We don’t like to think about them, but catastrophic events such as fires, car accidents, and plane crashes kill tens of thousands of people every year. Experts believe one-third of those deaths can be prevented if you know what to do. So add a few things to your shopping and to-do lists, and take a little time to make sure you, and your family, are ready for anything.
Almost all fatal fires occur in a home with no smoke alarm, because the #1 threat from a fire is not heat or flames, but smoke, which can suffocate you in minutes. Follow this guide to get out quickly and safely.
How to Prepare
Smoke detectors: Check with your local fire marshall to learn the laws about how many you must have. The National Fire Protection Association (NFPA) recommends having one in every bedroom, outside each separate sleeping area, and on every floor. Change batteries twice a year when you change your clocks.
Fire extinguishers: Like smoke detectors, the more, the better, but the NFPA advises that they should only be used for small, contained fires. To use, pull the pin, stand back, and spray in sweeping motions over a large area.
Escape ladders: Every bedroom above the first floor should have a folding escape ladder. They’re inexpensive, but fire departments often give them out to families who can’t afford them.
Home escape plan: Create a floor plan with all doors, windows, and escape ladder locations clearly marked. Convene a family meeting twice a year to review the floor plan, practice turning the thermostat off while blindfolded (AC systems feed fires and spread smoke), and discuss your escape plan.
What to Remember
Check the door: If it’s hot, step away. If the door is open and you see smoke or fire, close it.
Block the smoke: Using blankets or towels, cover the bottom of the door to slow the smoke’s entry.
Get low: The temperature near the ground can be 600 degrees cooler than near the ceiling and the air is clearer.
Crawl to the window: A room can fill with smoke in as little as 3 minutes, so move quickly. Stay low, crawling on knuckles and knees (the synthetic fibers of rugs can burn your palms). Open the window, and if you’re on the first or second floor, jump (a broken bone is better than the other option). If you’re higher, stay crouched below the windowsill—it’s the first place rescuers will look for you.
If You or Someone You Love Catches Fire
Stop, drop, and roll if it’s you. If it’s someone else, smother the flames with a wet towel if you have one, a dry one if not, and put the flames out.
Get them down if the person is panicking, you may need to use a leg sweep, but get the person on the ground and the fire out.
If you can, gently remove the burned clothing. If it is sticks to the skin, keep it cool and wet and leave it alone, then wrap the wounds in a clean sheet.
Watch for shock. If the person is uncommunicative, delirious, or looks pale, they may be in shock. Use blankets to warm them and elevate their legs to bring blood back to their head.

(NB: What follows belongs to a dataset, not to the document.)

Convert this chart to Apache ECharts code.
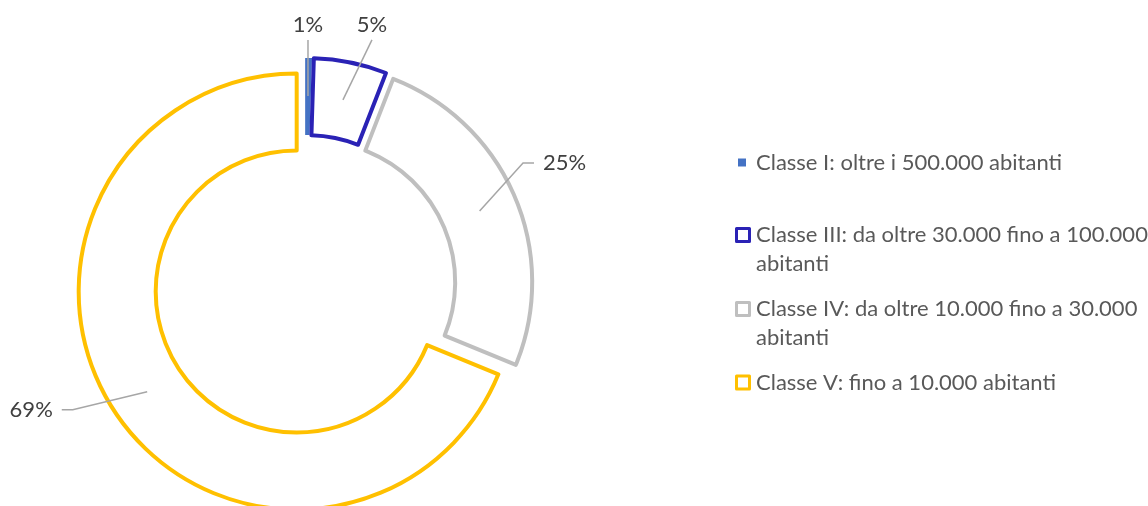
<!DOCTYPE html>
<html>
<head>
<meta charset="utf-8">
<script src="https://cdn.jsdelivr.net/npm/echarts@6/dist/echarts.min.js"></script>
<style>
  html, body { margin: 0; padding: 0; background: #fff; }
  #chart { width: 1148px; height: 506px; }
</style>
</head>
<body>
<div id="chart"></div>
<script>
const categories = [
    'Classe I: oltre i 500.000 abitanti',
    'Classe III: da oltre 30.000 fino a 100.000 abitanti',
    'Classe IV: da oltre 10.000 fino a 30.000 abitanti',
    'Classe V: fino a 10.000 abitanti'
];
const shares = [0.5, 5.4, 25.3, 68.8];

const FONT = 'Lato';
const CENTER = [305, 286];
const EXPLODE = 10;
const lineColors = ['#4472C4', '#2A22B5', '#BFBFBF', '#FFC000'];

function sliceStyle(i) {
    if (i === 0) return { color: lineColors[0], borderWidth: 0 };
    return { color: '#fff', borderColor: lineColors[i], borderWidth: 4 };
}

// where each percentage sits, relative to its leader line anchor
const labelShift = [[0, -71], [29, -75], [85, -48], [-116, 18]];
const labelSide = ['top', 'top', 'right', 'left'];

function wrapName(name) {
    if (name.length < 40) return name;
    const cut = name.lastIndexOf(' abitanti');
    // leading blank line keeps the icon level with the first text line
    return '\n' + name.slice(0, cut) + '\nabitanti';
}

function legendFor(i, top) {
    const small = i === 0;
    return {
        data: [categories[i]],
        left: small ? 738 : 735,
        top: top,
        padding: 0,
        selectedMode: false,
        icon: 'path://M0,0H10V10H0Z',
        itemWidth: small ? 18 : 16,
        itemHeight: small ? 8 : 13,
        itemStyle: { borderWidth: small ? 0 : 3 },
        formatter: wrapName,
        textStyle: { fontFamily: FONT, fontSize: 22, color: '#595959', lineHeight: 29 }
    };
}

const chart = echarts.init(document.getElementById('chart'));

chart.setOption({
    animation: false,
    legend: [
        legendFor(0, 148),
        legendFor(1, 191.5),
        legendFor(2, 265.5),
        legendFor(3, 368)
    ],
    series: [
        {
            type: 'pie',
            name: 'ring',
            center: CENTER,
            radius: [141, 218],
            startAngle: 90,
            selectedMode: 'multiple',
            selectedOffset: EXPLODE,
            silent: true,
            label: { show: false },
            labelLine: { show: false },
            emphasis: { disabled: true },
            z: 2,
            data: categories.map((name, i) => ({
                name, value: shares[i], selected: true,
                itemStyle: sliceStyle(i),
                select: { itemStyle: sliceStyle(i) }
            }))
        },
        {
            // invisible copy at mid-ring radius, only carries the labels
            type: 'pie',
            name: 'labels',
            center: CENTER,
            radius: [0, 180],
            startAngle: 90,
            silent: true,
            legendHoverLink: false,
            percentPrecision: 0,
            avoidLabelOverlap: false,
            itemStyle: { color: 'rgba(0,0,0,0)', borderWidth: 0 },
            emphasis: { disabled: true },
            label: {
                show: true,
                position: 'outside',
                formatter: '{d}%',
                fontFamily: FONT,
                fontSize: 22,
                color: '#404040'
            },
            labelLine: {
                show: true,
                length: 10,
                length2: 10,
                lineStyle: { color: '#A6A6A6', width: 1.5 }
            },
            labelLayout: function (p) {
                const i = p.dataIndex;
                const a = p.labelLinePoints[0];
                const dx = a[0] - CENTER[0], dy = a[1] - CENTER[1];
                const d = Math.hypot(dx, dy);
                const start = [a[0] + dx / d * EXPLODE, a[1] + dy / d * EXPLODE];
                const x = start[0] + labelShift[i][0];
                const y = start[1] + labelShift[i][1];
                const hw = p.labelRect.width / 2 + 9;
                const hh = p.labelRect.height / 2 + 4;
                let end, bend;
                if (labelSide[i] === 'top') {
                    end = [x, y + hh]; bend = end;
                } else if (labelSide[i] === 'right') {
                    end = [x - hw, y]; bend = [end[0] - 11, y];
                } else {
                    end = [x + hw, y]; bend = [end[0] + 11, y];
                }
                return {
                    x: x, y: y, align: 'center', verticalAlign: 'middle',
                    labelLinePoints: [start, bend, end]
                };
            },
            z: 3,
            data: categories.map((name, i) => ({ name, value: shares[i] }))
        }
    ]
});
</script>
</body>
</html>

Car accidents are the disaster you are most likely to face. In 2008, they claimed the lives of 34,000 people. And yet, for most of us, driving is something we do without thinking. But, with just a little forethought, you can prepare yourself for the unthinkable.
How to Prepare
Stock your glove compartment with small water bottles or pouches of water.
Snacks with a long shelf life such as energy bars (replace them with fresh ones when you change your smoke alarm batteries).
Light sticks and string to attract help. If you are trapped in the vehicle, you can use the string to swing the light outside the window. Other signaling devices include the rearview mirror and the backs of CDs.
The Lifehammer, an all-in-one tool that includes a blade to cut seatbelts and a double-sided hammer to easily and safely break side windows if the doors are stuck or the car is submerged.
More than 95% of passengers in plane crashes make it out alive. Here’s what you can do to make sure you’re one of them.
How to Prepare
Dress for egress: Wear comfortable, loose, thin clothes made of natural fibers. Synthetic clothing (including pantyhose) will melt in intense heat and burn you. Pack your heels in your carry-on and wear comfortable, flat shoes that allow you to move easily.
Know your exit: Scope out the emergency exits when you board the plane and count the rows between your seat and the nearest one. If smoke fills the cabin and you can’t see, you can count your way out.
Pay attention: Flight attendants don’t give the safety talk for fun; they do it so you know what to do when it matters. Give them a few minutes of your time, and it could save your life.